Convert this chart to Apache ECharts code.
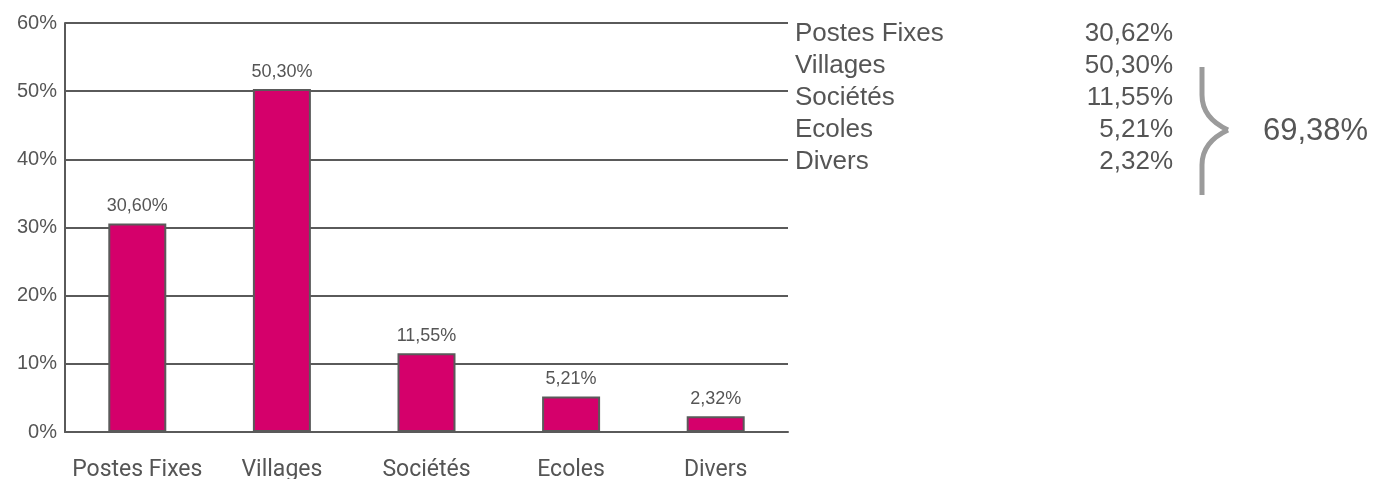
<!DOCTYPE html>
<html>
<head>
<meta charset="utf-8">
<script src="https://cdn.jsdelivr.net/npm/echarts@6/dist/echarts.min.js"></script>
<style>
  html, body { margin: 0; padding: 0; background: #fff; }
  #chart { width: 1373px; height: 479px; }
</style>
</head>
<body>
<div id="chart"></div>
<script>
const categories = ['Postes Fixes', 'Villages', 'Sociétés', 'Ecoles', 'Divers'];
const barValues = [30.60, 50.30, 11.55, 5.21, 2.32];
const tableValues = [30.62, 50.30, 11.55, 5.21, 2.32];
const groupTotal = 69.38;

const textColor = '#555555';
const lineColor = '#5a5a5a';
const sansFont = '"Liberation Sans", Arial, sans-serif';
const narrowFont = 'Roboto, sans-serif';

function pct(v) {
  return v.toFixed(2).replace('.', ',') + '%';
}

// side table: names + values, one row each
const tableTop = 34;
const rowStep = 32;
const sideGraphics = [];
categories.forEach((name, i) => {
  sideGraphics.push({
    type: 'text', x: 795, y: tableTop + i * rowStep,
    style: { text: name, fill: textColor, font: '26px ' + sansFont, verticalAlign: 'middle' }
  });
  sideGraphics.push({
    type: 'text', x: 1173, y: tableTop + i * rowStep,
    style: { text: pct(tableValues[i]), fill: textColor, font: '26px ' + sansFont, align: 'right', verticalAlign: 'middle' }
  });
});
// brace around Villages..Divers
const braceStyle = { fill: null, stroke: '#9b9b9b', lineWidth: 5 };
sideGraphics.push(
  { type: 'line', shape: { x1: 1202, y1: 67, x2: 1202, y2: 95 }, style: braceStyle },
  { type: 'bezierCurve', shape: { x1: 1202, y1: 95, cpx1: 1202, cpy1: 118, x2: 1228, y2: 130 }, style: braceStyle },
  { type: 'bezierCurve', shape: { x1: 1228, y1: 130, cpx1: 1202, cpy1: 142, x2: 1202, y2: 165 }, style: braceStyle },
  { type: 'line', shape: { x1: 1202, y1: 165, x2: 1202, y2: 195 }, style: braceStyle }
);
sideGraphics.push({
  type: 'text', x: 1263, y: 131,
  style: { text: pct(groupTotal), fill: textColor, font: '31px ' + sansFont, verticalAlign: 'middle' }
});

const chart = echarts.init(document.getElementById('chart'), null, { renderer: 'canvas', devicePixelRatio: 1 });
chart.setOption({
  animation: false,
  grid: { left: 65, right: 1373 - 788, top: 23, bottom: 47, outerBoundsMode: 'none', containLabel: false },
  xAxis: {
    type: 'category',
    data: categories,
    axisLine: { show: true, lineStyle: { color: lineColor, width: 2 } },
    axisTick: { show: false },
    axisLabel: { color: textColor, fontSize: 23, fontFamily: narrowFont, margin: 27, interval: 0 }
  },
  yAxis: {
    type: 'value',
    min: 0, max: 60, interval: 10,
    axisLine: { show: true, lineStyle: { color: lineColor, width: 2 } },
    axisTick: { show: false },
    axisLabel: { color: textColor, fontSize: 20, fontFamily: sansFont, margin: 8, formatter: '{value}%' },
    splitLine: { show: true, lineStyle: { color: lineColor, width: 2 } }
  },
  series: [{
    type: 'bar',
    data: barValues,
    barWidth: 58,
    itemStyle: { color: '#d5006b', borderColor: lineColor, borderWidth: 2 },
    label: {
      show: true, position: 'top', distance: 8,
      color: textColor, fontSize: 18, fontFamily: sansFont,
      formatter: p => pct(p.value)
    }
  }],
  graphic: sideGraphics
});
</script>
</body>
</html>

-----

# To do
Skip the pictures and restate exactly the lines from the beginning of the listing to the line with "const groupTotal = 69.38;", that line included.

# The solution
Convert this chart to Apache ECharts code.
<!DOCTYPE html>
<html>
<head>
<meta charset="utf-8">
<script src="https://cdn.jsdelivr.net/npm/echarts@6/dist/echarts.min.js"></script>
<style>
  html, body { margin: 0; padding: 0; background: #fff; }
  #chart { width: 1373px; height: 479px; }
</style>
</head>
<body>
<div id="chart"></div>
<script>
const categories = ['Postes Fixes', 'Villages', 'Sociétés', 'Ecoles', 'Divers'];
const barValues = [30.60, 50.30, 11.55, 5.21, 2.32];
const tableValues = [30.62, 50.30, 11.55, 5.21, 2.32];
const groupTotal = 69.38;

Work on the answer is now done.